**Prompt:**
Look through the lines below and extract any with the word "chart".

**Given data:**
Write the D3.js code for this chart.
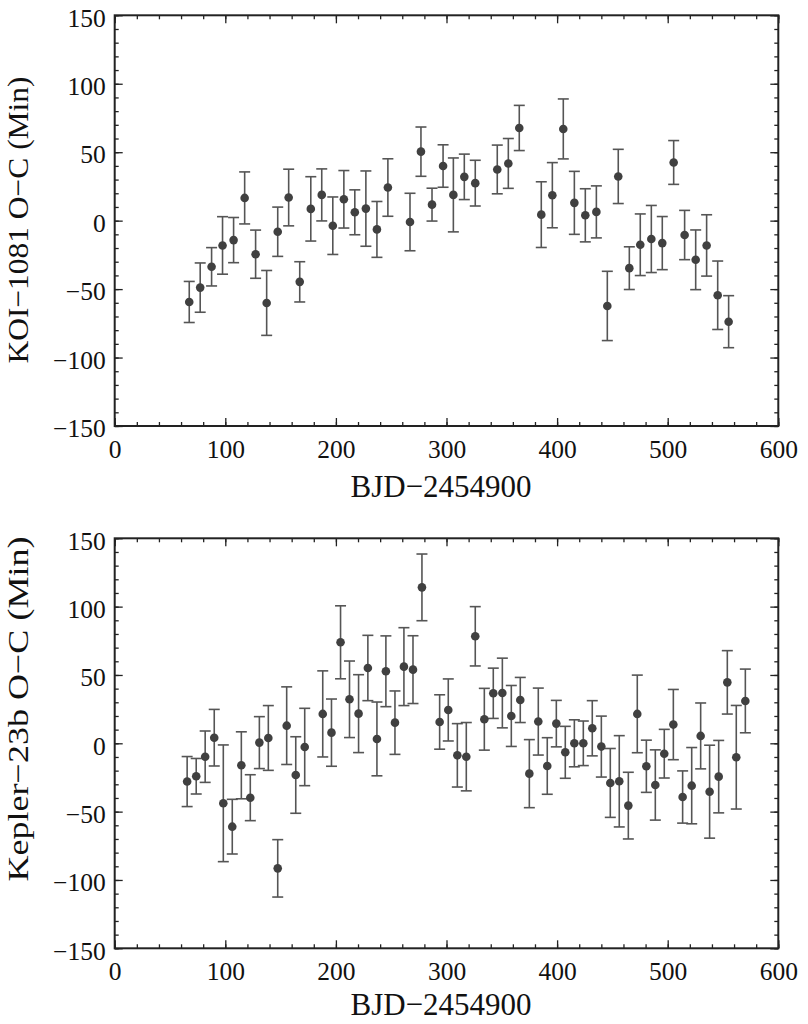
<!DOCTYPE html>
<meta charset="utf-8">
<style>
body { margin: 0; background: #fff; }
svg text { font-family: "Liberation Serif", "Times New Roman", Times, "DejaVu Serif", serif; fill: #111; }
.axis path.domain { display: none; }
.axis line { stroke: #222; stroke-width: 1.3; }
</style>
<script src="https://d3js.org/d3.v7.min.js"></script>
<body>
<div id="chart"></div>
<script>
// KOI-1081 transit timing residuals
var koiX = [67.4, 77.3, 87.6, 97.5, 107.5, 117.5, 127.4, 137.4, 147.4, 157.3,
  167.3, 177.3, 187.2, 197.2, 207.2, 217.1, 227.1, 237.1, 247.0, 267.0,
  276.9, 286.9, 296.9, 306.2, 316.1, 326.0, 345.9, 355.9, 365.8, 385.7,
  395.7, 405.6, 415.6, 425.5, 435.5, 445.4, 455.3, 465.3, 475.2, 485.2,
  495.1, 505.4, 515.3, 525.3, 535.2, 545.2, 555.1];
var koiY = [-59.4, -48.9, -33.7, -18.1, -14.2, 16.6, -24.5, -60.1, -8.1, 16.9,
  -44.7, 8.6, 18.8, -3.7, 15.6, 6.1, 8.8, -6.4, 24.2, -1.0,
  50.4, 11.7, 39.9, 18.8, 32.0, 27.4, 37.4, 41.8, 67.7, 4.4,
  18.6, 67.0, 13.0, 3.9, 6.4, -62.3, 32.3, -34.7, -17.6, -13.4,
  -16.4, 42.5, -10.5, -28.6, -18.1, -54.5, -73.8];
var koiErr = [15, 18, 14, 21, 16.5, 19, 17.6, 23.7, 18, 20.7,
  14.7, 23.5, 19, 21, 21, 16.4, 27.5, 20.4, 21, 21,
  18, 12, 15.5, 27, 16.6, 16.7, 17.8, 18.2, 16.5, 24,
  23.8, 21.9, 23, 19.4, 19, 25.3, 19.8, 15.6, 22.5, 24.5,
  19.4, 16, 18, 21.8, 22.4, 25, 19];

// Kepler-23b transit timing residuals
var kepX = [65.5, 73.7, 81.8, 90.0, 98.2, 106.3, 114.5, 122.6, 130.8, 138.9,
  147.4, 155.5, 163.7, 171.8, 188.1, 196.0, 204.2, 212.3, 220.5, 228.9,
  237.1, 245.2, 253.4, 261.5, 269.7, 277.8, 293.8, 301.6, 309.8, 317.9,
  326.0, 334.2, 342.3, 350.5, 358.6, 366.7, 374.9, 383.0, 391.1, 399.3,
  407.4, 415.6, 423.7, 431.8, 440.0, 448.1, 456.2, 464.4, 472.5, 480.7,
  488.8, 496.9, 505.1, 513.5, 521.7, 529.8, 537.9, 546.1, 553.9, 562.0, 570.2];
var kepY = [-28.0, -24.1, -9.8, 4.1, -43.9, -61, -16.1, -39.8, 0.5, 3.9,
  -91.5, 12.9, -23.2, -2.7, 21.5, 7.8, 73.9, 32.2, 21.7, 55.1,
  3.2, 52.7, 15.1, 56.1, 53.9, 114.1, 15.6, 24.4, -8.8, -9.8,
  78.3, 17.6, 36.6, 36.8, 20.0, 31.7, -22.2, 15.9, -16.6, 14.4,
  -6.6, 0, 0, 11.0, -2.4, -29.0, -27.8, -45.6, 21.5, -16.8,
  -30.5, -7.6, 13.7, -39.3, -31.0, 5.4, -35.4, -24.4, 44.6, -10.2, 31.0];
var kepErr = [18.3, 13, 18.8, 20.7, 42.7, 20, 24.5, 16.8, 19, 23.7,
  21, 28.4, 28, 28.3, 31.5, 24.6, 26.7, 28, 28.5, 23.9,
  27, 25.9, 23.2, 28.5, 24.8, 24.4, 19.9, 22.7, 23.2, 25,
  21.7, 22.6, 18.4, 25.5, 22.3, 16.5, 24.9, 24.5, 20.7, 17,
  19, 17.2, 16.3, 20.2, 22.3, 25.2, 33.4, 24.4, 28.4, 19.1,
  25.7, 17.8, 25.7, 19.1, 27.9, 24.1, 34, 26.5, 23.2, 37.9, 23.3];

var xMajor = [0, 100, 200, 300, 400, 500, 600];
var xMinor = d3.range(0, 601, 20);
var yMajor = [-150, -100, -50, 0, 50, 100, 150];
var yMinor = d3.range(-150, 151, 10);

var xTitle = "BJD\u22122454900";
var panels = [
  {xs: koiX, ys: koiY, es: koiErr, label: "KOI\u22121081 O\u2212C (Min)", top: 15.3, bottom: 426, titleY: 496.5, labelMid: 220, labelLen: 287},
  {xs: kepX, ys: kepY, es: kepErr, label: "Kepler\u221223b O\u2212C (Min)", top: 538.3, bottom: 948.3, titleY: 1015, labelMid: 709, labelLen: 345}
];

var W = 808, H = 1024, left = 114.7, right = 778.3;
var serif = "'Liberation Serif', 'Times New Roman', Times, 'DejaVu Serif', serif";
var minus = function(d) { return String(d).replace("-", "\u2212"); };

var svg = d3.select("#chart").append("svg")
  .attr("width", W).attr("height", H)
  .attr("font-family", serif);

var x = d3.scaleLinear().domain([0, 600]).range([left, right]);

panels.forEach(function(p) {
  var y = d3.scaleLinear().domain([-150, 150]).range([p.bottom, p.top]);
  var g = svg.append("g");
  var h = p.bottom - p.top, w = right - left;

  // minor ticks, pointing inward on all four sides
  g.append("g").attr("class", "axis").attr("transform", "translate(0," + p.bottom + ")")
    .call(d3.axisBottom(x).tickValues(xMinor).tickSize(-4).tickFormat(""));
  g.append("g").attr("class", "axis").attr("transform", "translate(0," + p.top + ")")
    .call(d3.axisTop(x).tickValues(xMinor).tickSize(-4).tickFormat(""));
  g.append("g").attr("class", "axis").attr("transform", "translate(" + left + ",0)")
    .call(d3.axisLeft(y).tickValues(yMinor).tickSize(-4).tickFormat(""));
  g.append("g").attr("class", "axis").attr("transform", "translate(" + right + ",0)")
    .call(d3.axisRight(y).tickValues(yMinor).tickSize(-4).tickFormat(""));

  // major ticks + labels
  var xb = g.append("g").attr("class", "axis").attr("transform", "translate(0," + p.bottom + ")")
    .call(d3.axisBottom(x).tickValues(xMajor).tickSize(-8).tickPadding(14).tickFormat(minus));
  xb.attr("font-family", serif).attr("font-size", 25.5);
  xb.selectAll("text").attr("fill", "#111");
  g.append("g").attr("class", "axis").attr("transform", "translate(0," + p.top + ")")
    .call(d3.axisTop(x).tickValues(xMajor).tickSize(-8).tickFormat(""));
  var yl = g.append("g").attr("class", "axis").attr("transform", "translate(" + left + ",0)")
    .call(d3.axisLeft(y).tickValues(yMajor).tickSize(-8).tickPadding(9).tickFormat(minus));
  yl.attr("font-family", serif).attr("font-size", 25.5);
  yl.selectAll("text").attr("fill", "#111").attr("dy", "0.42em");
  g.append("g").attr("class", "axis").attr("transform", "translate(" + right + ",0)")
    .call(d3.axisRight(y).tickValues(yMajor).tickSize(-8).tickFormat(""));

  // frame
  g.append("rect")
    .attr("x", left).attr("y", p.top).attr("width", w).attr("height", h)
    .attr("fill", "none").attr("stroke", "#222").attr("stroke-width", 2);

  var data = p.xs.map(function(v, i) { return {x: v, y: p.ys[i], e: p.es[i]}; });

  // error bars with caps
  var eb = g.append("g").attr("stroke", "#555").attr("stroke-width", 1.6);
  eb.selectAll(".v").data(data).enter().append("line")
    .attr("x1", function(d) { return x(d.x); }).attr("x2", function(d) { return x(d.x); })
    .attr("y1", function(d) { return y(d.y + d.e); }).attr("y2", function(d) { return y(d.y - d.e); });
  eb.selectAll(".t").data(data).enter().append("line")
    .attr("x1", function(d) { return x(d.x) - 5.5; }).attr("x2", function(d) { return x(d.x) + 5.5; })
    .attr("y1", function(d) { return y(d.y + d.e); }).attr("y2", function(d) { return y(d.y + d.e); });
  eb.selectAll(".b").data(data).enter().append("line")
    .attr("x1", function(d) { return x(d.x) - 5.5; }).attr("x2", function(d) { return x(d.x) + 5.5; })
    .attr("y1", function(d) { return y(d.y - d.e); }).attr("y2", function(d) { return y(d.y - d.e); });

  // points
  g.append("g").selectAll("circle").data(data).enter().append("circle")
    .attr("cx", function(d) { return x(d.x); })
    .attr("cy", function(d) { return y(d.y); })
    .attr("r", 4.3)
    .attr("fill", "#404040");

  // axis titles
  g.append("text")
    .attr("x", 441).attr("y", p.titleY)
    .attr("text-anchor", "middle")
    .attr("textLength", 181).attr("lengthAdjust", "spacingAndGlyphs")
    .style("font-size", "32px")
    .text(xTitle);
  g.append("text")
    .attr("transform", "translate(28," + p.labelMid + ") rotate(-90)")
    .attr("text-anchor", "middle")
    .attr("textLength", p.labelLen).attr("lengthAdjust", "spacingAndGlyphs")
    .style("font-size", "30px")
    .text(p.label);
});
</script>
</body>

**Answer to the exercise:**
Write the D3.js code for this chart.
<div id="chart"></div>
var svg = d3.select("#chart").append("svg")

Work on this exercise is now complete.